--- GIVEN RECORDS ---

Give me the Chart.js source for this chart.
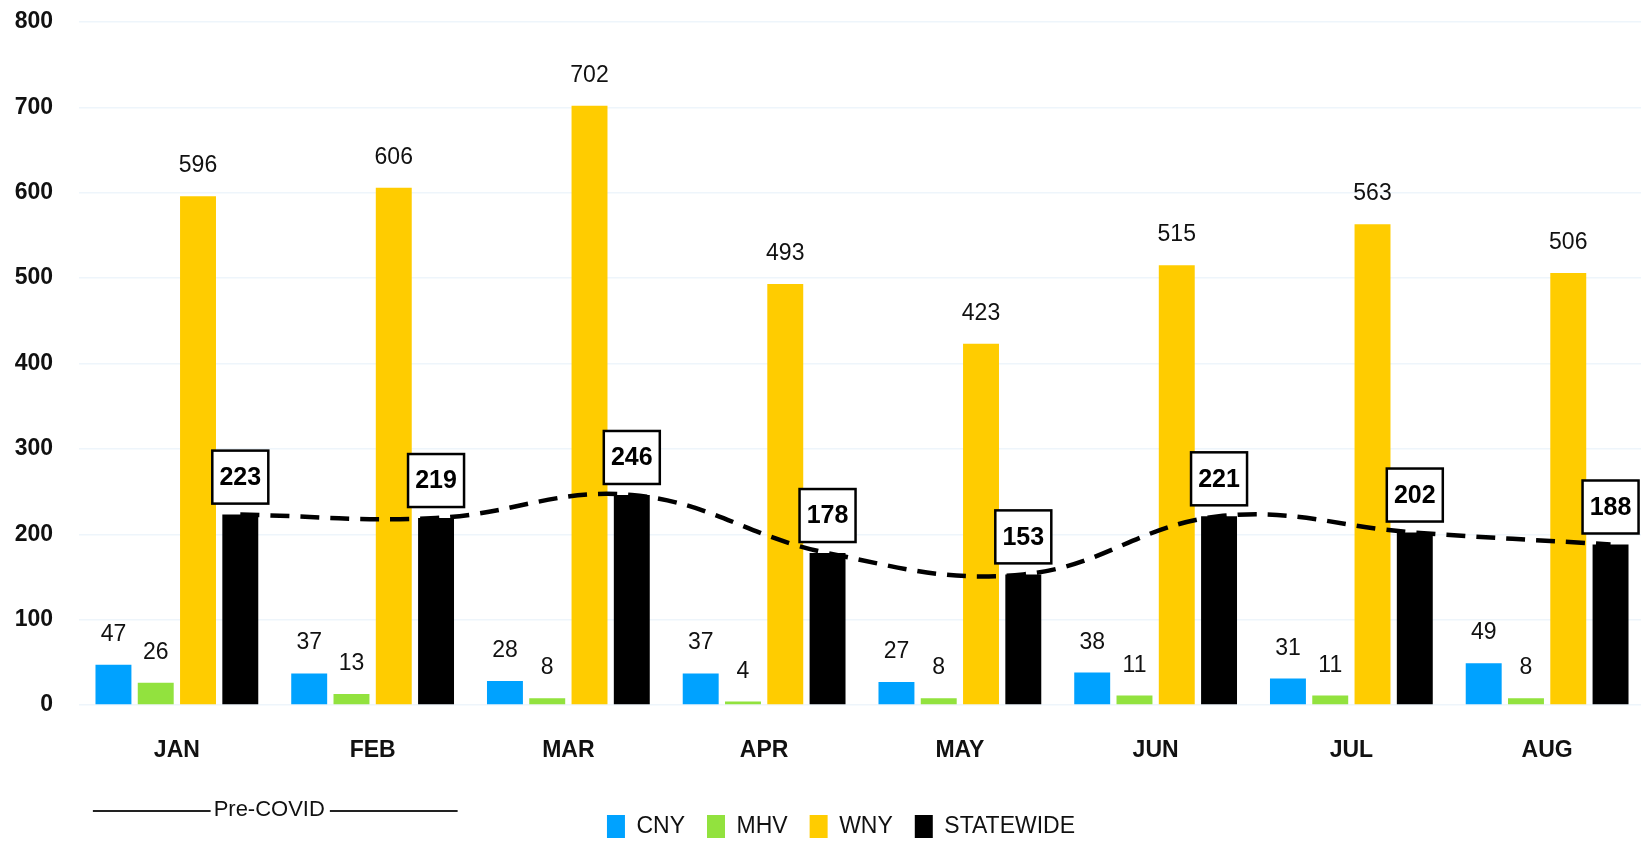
<!DOCTYPE html>
<html>
<head>
<meta charset="utf-8">
<script src="https://cdn.jsdelivr.net/npm/chart.js@4"></script>
<style>
    html, body { margin: 0; padding: 0; background: #fff; overflow: hidden; }
    #wrap { position: relative; width: 1646px; height: 848px; }
</style>
</head>
<body>
<div id="wrap"><canvas id="chart"></canvas></div>
<script>
// Chart data
const months = ['JAN', 'FEB', 'MAR', 'APR', 'MAY', 'JUN', 'JUL', 'AUG'];
const cny = [47, 37, 28, 37, 27, 38, 31, 49];
const mhv = [26, 13, 8, 4, 8, 11, 11, 8];
const wny = [596, 606, 702, 493, 423, 515, 563, 506];
const statewide = [223, 219, 246, 178, 153, 221, 202, 188];
const yTicks = [0, 100, 200, 300, 400, 500, 600, 700, 800];

const FONT = '"Liberation Sans", Arial, sans-serif';

// Value labels drawn above the bars, boxed for STATEWIDE
const valueLabels = {
    id: 'valueLabels',
    afterDatasetsDraw(chart) {
        const ctx = chart.ctx;
        ctx.save();
        ctx.textAlign = 'center';
        [0, 1, 2].forEach(di => {
            const meta = chart.getDatasetMeta(di);
            ctx.font = '23px ' + FONT;
            ctx.fillStyle = '#111';
            ctx.textBaseline = 'alphabetic';
            meta.data.forEach((bar, i) => {
                ctx.fillText(String(chart.data.datasets[di].data[i]), bar.x, bar.y - 24);
            });
        });
        const meta = chart.getDatasetMeta(3);
        meta.data.forEach((bar, i) => {
            const w = 56, h = 53;
            const bx = bar.x - w / 2, by = bar.y - 11 - h;
            ctx.fillStyle = '#fff';
            ctx.fillRect(bx, by, w, h);
            ctx.lineWidth = 2.5;
            ctx.strokeStyle = '#000';
            ctx.strokeRect(bx, by, w, h);
            ctx.fillStyle = '#000';
            ctx.font = 'bold 25px ' + FONT;
            ctx.textBaseline = 'middle';
            ctx.fillText(String(statewide[i]), bar.x, by + h / 2 + 1);
        });
        ctx.restore();
    }
};

// The dashed line runs through the tops of the STATEWIDE bars,
// so slide it sideways onto those bars while it is drawn
const lineOnBars = {
    id: 'lineOnBars',
    beforeDatasetDraw(chart, args) {
        if (args.index !== 4) return;
        const bars = chart.getDatasetMeta(3).data;
        const dx = bars[0].x - chart.scales.x.getPixelForValue(0);
        chart.ctx.save();
        chart.ctx.translate(dx, 0);
    },
    afterDatasetDraw(chart, args) {
        if (args.index !== 4) return;
        chart.ctx.restore();
    }
};

// legend is centred a little right of the canvas middle
const legendNudge = {
    id: 'legendNudge',
    afterLayout(chart) {
        if (chart.legend) chart.legend.left += 22;
    }
};

// "Pre-COVID" bracket under the first two months
const preCovid = {
    id: 'preCovid',
    afterDraw(chart) {
        const ctx = chart.ctx;
        const x = chart.scales.x;
        const left = x.getPixelForValue(0) - 84;
        const right = x.getPixelForValue(1) + 85;
        const y = chart.chartArea.bottom + 105;
        const mid = (left + right) / 2 - 6;
        ctx.save();
        ctx.font = '22px ' + FONT;
        ctx.textAlign = 'center';
        ctx.textBaseline = 'middle';
        ctx.fillStyle = '#111';
        const tw = ctx.measureText('Pre-COVID').width;
        ctx.fillText('Pre-COVID', mid, y);
        ctx.strokeStyle = '#222';
        ctx.lineWidth = 2;
        ctx.beginPath();
        ctx.moveTo(left, y + 1);
        ctx.lineTo(mid - tw / 2 - 3, y + 1);
        ctx.moveTo(mid + tw / 2 + 5, y + 1);
        ctx.lineTo(right, y + 1);
        ctx.stroke();
        ctx.restore();
    }
};

const barCommon = {
    categoryPercentage: 0.864,
    barPercentage: 0.85,
    borderWidth: 0,
    order: 2
};

new Chart(document.getElementById('chart').getContext('2d'), {
    type: 'bar',
    data: {
        labels: months,
        datasets: [
            { label: 'CNY', data: cny, backgroundColor: '#00A2FF', ...barCommon },
            { label: 'MHV', data: mhv, backgroundColor: '#92E23E', ...barCommon },
            { label: 'WNY', data: wny, backgroundColor: '#FFCC00', ...barCommon },
            { label: 'STATEWIDE', data: statewide, backgroundColor: '#000000', ...barCommon },
            {
                type: 'line',
                label: 'trend',
                data: statewide,
                borderColor: '#000',
                borderWidth: 4.5,
                borderDash: [19, 11],
                tension: 0.4,
                pointRadius: 0,
                fill: false,
                clip: false,
                order: 1
            }
        ]
    },
    options: {
        responsive: true,
        maintainAspectRatio: false,
        animation: false,
        layout: { padding: { left: 15, right: 1, top: 22, bottom: 0 } },
        plugins: {
            tooltip: { enabled: false },
            legend: {
                position: 'bottom',
                labels: {
                    filter: item => item.text !== 'trend',
                    boxWidth: 18,
                    boxHeight: 23,
                    padding: 22,
                    color: '#111',
                    font: { family: FONT, size: 23 }
                }
            }
        },
        scales: {
            x: {
                offset: true,
                grid: { display: false, drawTicks: false },
                border: { display: false },
                ticks: {
                    color: '#111',
                    padding: 32,
                    font: { family: FONT, size: 23, weight: 'bold' }
                },
                afterFit: scale => { scale.height = 88; }
            },
            y: {
                min: 0,
                max: 800,
                afterBuildTicks: scale => { scale.ticks = yTicks.map(v => ({ value: v })); },
                afterFit: scale => {
                    scale.width = 64;
                    scale.paddingTop = 0;
                },
                grid: { color: '#eef5fb', lineWidth: 1.5, drawTicks: false },
                border: { display: false },
                ticks: {
                    color: '#111',
                    padding: 26,
                    font: { family: FONT, size: 23, weight: 'bold' }
                }
            }
        }
    },
    plugins: [valueLabels, lineOnBars, legendNudge, preCovid]
});
</script>
</body>
</html>
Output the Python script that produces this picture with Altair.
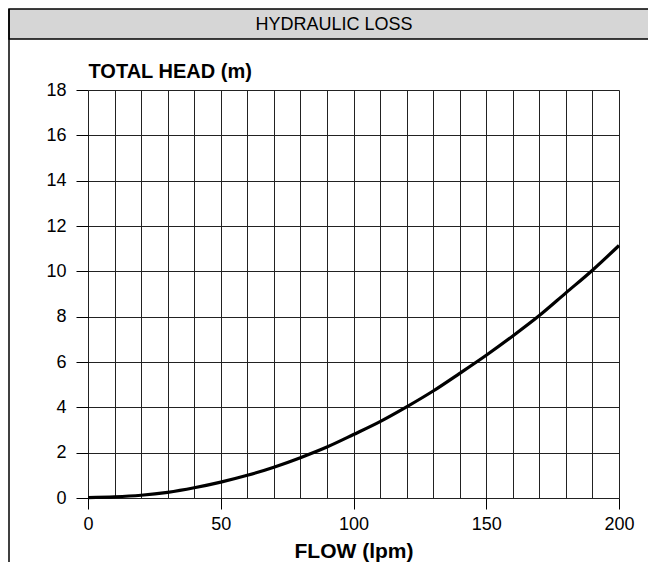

---

= WRITTEN TASK =
Copy each line from the records above that includes the string "script".

= ANSWER IN FULL =
<script src="https://cdn.jsdelivr.net/npm/chart.js@4"></script>
<script>
</script>
Output the Python script that produces this picture with Altair.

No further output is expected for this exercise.